Après une carrière incroyablement tracée et innée (que nous vous racontions au sein d’une petite brève, rappelez-vous, ainsi que dans cet article sur son documentaire) cet illuminé né nous a fait vivre deux heures que nous avons encore du mal à raconter.
Un être mystique
Comme nous vous le racontions, Lee Perry a un parcours totalement atypique. Ce véritable paquebot s’est laissé voguer au rythme des vagues de sa vie, de la musique et des rencontres qu’il a pu faire. Connecté à la vie et à toutes ses expressions, Lee Perry semble avoir compris quelque chose que seules quelques personnes ont eu la chance de toucher, d’apercevoir.
Habité par une présence quasi divine, cette légende vivante semble constamment en communication avec un au-delà transcendant, lui procurant cette énergie créative si puissante.
Si atypique, The Neat Little Man fait de l’exception et de l’extravagance la norme. A ses pieds : une rose blanche, un gâteau muni de deux bougies (« 20 x 4 ») et des bananes dans lesquelles seront plantés des bâtons d’encens. Pour rester connecté au plus près de cette énergie qu’il sait si bien recevoir, on pourra même distinguer parmi les mille décorations de sa casquette : des cailloux et pierres collés à même celle-ci.
Une musicalité transcendantale
Outre le personnage si étonnant, ce que nous retiendrons de ce spectacle est la créativité musicale innée de cet homme. En effet, Lee Perry n’est pas connu pour ses performances vocales, oui, souvenez-vous, Coxsone avait même refusé de l’enregistrer à cause de cette particularité qu’il qualifiait de faiblesse. Mais tout son génie réside cependant dans cet élément. Lee Perry parle, chantonne, conte…Il vit la musique, dans tous ses états.
Lee Perry est par ailleurs, un éternel enfant, un inventeur et savant fou inépuisable. Cette capacité à recevoir ce que le monde lui envoie se traduira notamment dans son sursaut lorsqu’il entendra pour la première fois de la soirée le larsen de son micro. Une fois la surprise passée, Perry s’amusera à transformer ce défaut sonore en élément complétant ses compositions.
Certains pourraient apparemment transformer de la boue en or. Perry, lui, transforme la musique en un véritable voyage expérimental.
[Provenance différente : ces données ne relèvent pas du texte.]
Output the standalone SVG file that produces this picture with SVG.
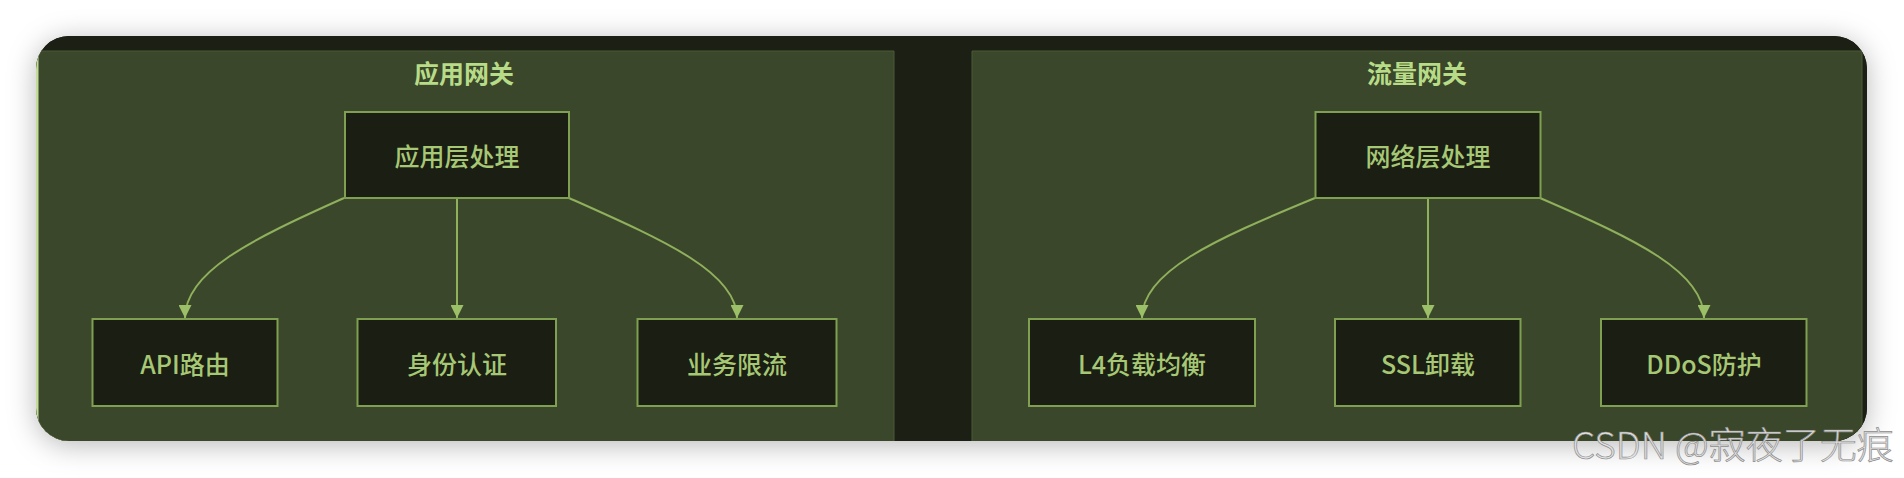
<svg xmlns="http://www.w3.org/2000/svg" width="1904" height="478" viewBox="0 0 1904 478">
  <defs>
    <filter id="shadow" x="-5%" y="-30%" width="110%" height="160%">
      <feDropShadow dx="0" dy="4" stdDeviation="14" flood-color="#000" flood-opacity="0.28"/>
    </filter>
    <clipPath id="frame">
      <rect x="36" y="36" width="1831" height="405" rx="33" ry="33"/>
    </clipPath>
    <marker id="arrow" viewBox="0 0 10 10" refX="10" refY="5" markerUnits="userSpaceOnUse" markerWidth="13" markerHeight="13" orient="auto">
      <path d="M0,0 L10,5 L0,10 z" fill="#9cc068"/>
    </marker>
    <style>
      .node rect { fill: #1a1e13; stroke: #7fa050; stroke-width: 2; }
      .label { font-family: "Noto Sans CJK SC", "Liberation Sans", sans-serif; font-size: 25px; font-weight: 500; fill: #a6c774; text-anchor: middle; dominant-baseline: central; }
      .title { font-family: "Noto Sans CJK SC", "Liberation Sans", sans-serif; font-size: 25px; font-weight: 600; fill: #b8db88; text-anchor: middle; dominant-baseline: central; }
      .edge { fill: none; stroke: #8fb05c; stroke-width: 2; marker-end: url(#arrow); }
      .cluster { fill: #3b472a; }
      .wm { font-family: "Noto Sans CJK SC", "Liberation Sans", sans-serif; font-size: 37px; font-weight: 300; fill: #e2e2e2; stroke: #8c8c8c; stroke-width: 0.7; }
    </style>
  </defs>
  <rect x="0" y="0" width="1904" height="478" fill="#ffffff"/>
  <rect x="36" y="36" width="1831" height="405" rx="33" ry="33" fill="#1b1f14" filter="url(#shadow)"/>
  <g clip-path="url(#frame)">
    <rect x="36" y="36" width="1831" height="405" fill="#1b1f14"/>
    <g id="cluster-app">
      <rect x="36" y="51" width="858" height="392" fill="#c3dc98"/>
      <rect class="cluster" x="38.5" y="51" width="855.5" height="392"/>
      <line x1="894" y1="51" x2="894" y2="441" stroke="#4c5a35" stroke-width="1"/>
      <line x1="38" y1="51" x2="894" y2="51" stroke="#4c5a35" stroke-width="1"/>
      <text class="title" x="464" y="71.5">应用网关</text>
    </g>
    <g id="cluster-net">
      <rect class="cluster" x="972" y="51" width="890" height="392"/>
      <line x1="972" y1="51" x2="972" y2="441" stroke="#4c5a35" stroke-width="1"/>
      <line x1="972" y1="51" x2="1862" y2="51" stroke="#4c5a35" stroke-width="1"/>
      <line x1="1862" y1="51" x2="1862" y2="441" stroke="#4c5a35" stroke-width="1"/>
      <text class="title" x="1417" y="71.5">流量网关</text>
    </g>
  </g>
  <g id="connectors">
    <path class="edge" d="M344,198 C250,240 185,272 185,318"/>
    <path class="edge" d="M457,198 L457,318"/>
    <path class="edge" d="M569,198 C663,240 737,272 737,318"/>
    <path class="edge" d="M1315,198 C1213,240 1142,272 1142,318"/>
    <path class="edge" d="M1428,198 L1428,318"/>
    <path class="edge" d="M1540,198 C1637,240 1704,272 1704,318"/>
  </g>
  <g id="node-app-layer" class="node">
    <rect x="345" y="112" width="224" height="86"/>
    <text class="label" x="457" y="155">应用层处理</text>
  </g>
  <g id="node-api" class="node">
    <rect x="92.5" y="319" width="185" height="87"/>
    <text class="label" x="185" y="362.5">API路由</text>
  </g>
  <g id="node-auth" class="node">
    <rect x="357.5" y="319" width="198.5" height="87"/>
    <text class="label" x="457" y="362.5">身份认证</text>
  </g>
  <g id="node-ratelimit" class="node">
    <rect x="637.5" y="319" width="199" height="87"/>
    <text class="label" x="737" y="362.5">业务限流</text>
  </g>
  <g id="node-net-layer" class="node">
    <rect x="1315.5" y="112" width="225" height="86"/>
    <text class="label" x="1428" y="155">网络层处理</text>
  </g>
  <g id="node-l4" class="node">
    <rect x="1029" y="319" width="226" height="87"/>
    <text class="label" x="1142" y="362.5">L4负载均衡</text>
  </g>
  <g id="node-ssl" class="node">
    <rect x="1335" y="319" width="185.5" height="87"/>
    <text class="label" x="1428" y="362.5">SSL卸载</text>
  </g>
  <g id="node-ddos" class="node">
    <rect x="1601" y="319" width="205.5" height="87"/>
    <text class="label" x="1704" y="362.5">DDoS防护</text>
  </g>
  <text class="wm" x="1572" y="459">CSDN @寂夜了无痕</text>
</svg>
En vivant ce concert, nous avons réellement eu l’impression d’assister à la représentation d’une parfaite maîtrise de la musique et de tous ses aspects.
Evidemment, résolument moderne et en avance sur son temps, le créateur du dub nous a régalé les oreilles et le corps tout entier avec des basses incroyablement rondes et précises.
Le bonheur de la scène
Après 1h30 de show mystique, Lee Perry a quitté la scène avant de revenir rapidement, appelé par le régisseur général insistant sur le fait qu’il s’agissait d’une nuit spéciale. En effet, cette unique date parisienne correspondait, pour notre plus grand honneur, à la date exacte de son anniversaire.
Toujours imbibés par la magie de cette soirée, nos yeux ont vu débarquer sur scène, un gorille et Inspecteur Gadget portant à bout de bras une pièce montée flamboyante en l’honneur des 80 printemps de ce merveilleux Upsetter.
Animé par un réel amour de la scène et par un plaisir immense de partager cela avec nous, Lee Perry aurait pu rester beaucoup plus longtemps sur scène si l’horaire tardif n’avait pas posé problème. Finalement interrompu quelques minutes après un second rappel, Perry nous transmettra tout l’amour qu’il a eu à se produire devant nous. Après plusieurs « Bye bye », comme à la maison, entre copains, Perry quittera la scène, en serrant la main de tous ceux désireux de remercier ce personnage si touchant pour ce moment hors du temps.
Ouvert au monde et aux énergies positives, Lee Perry nous a fait comprendre que le fait d’être soi même, jusqu’au bout des doigts, mène loin. Très loin.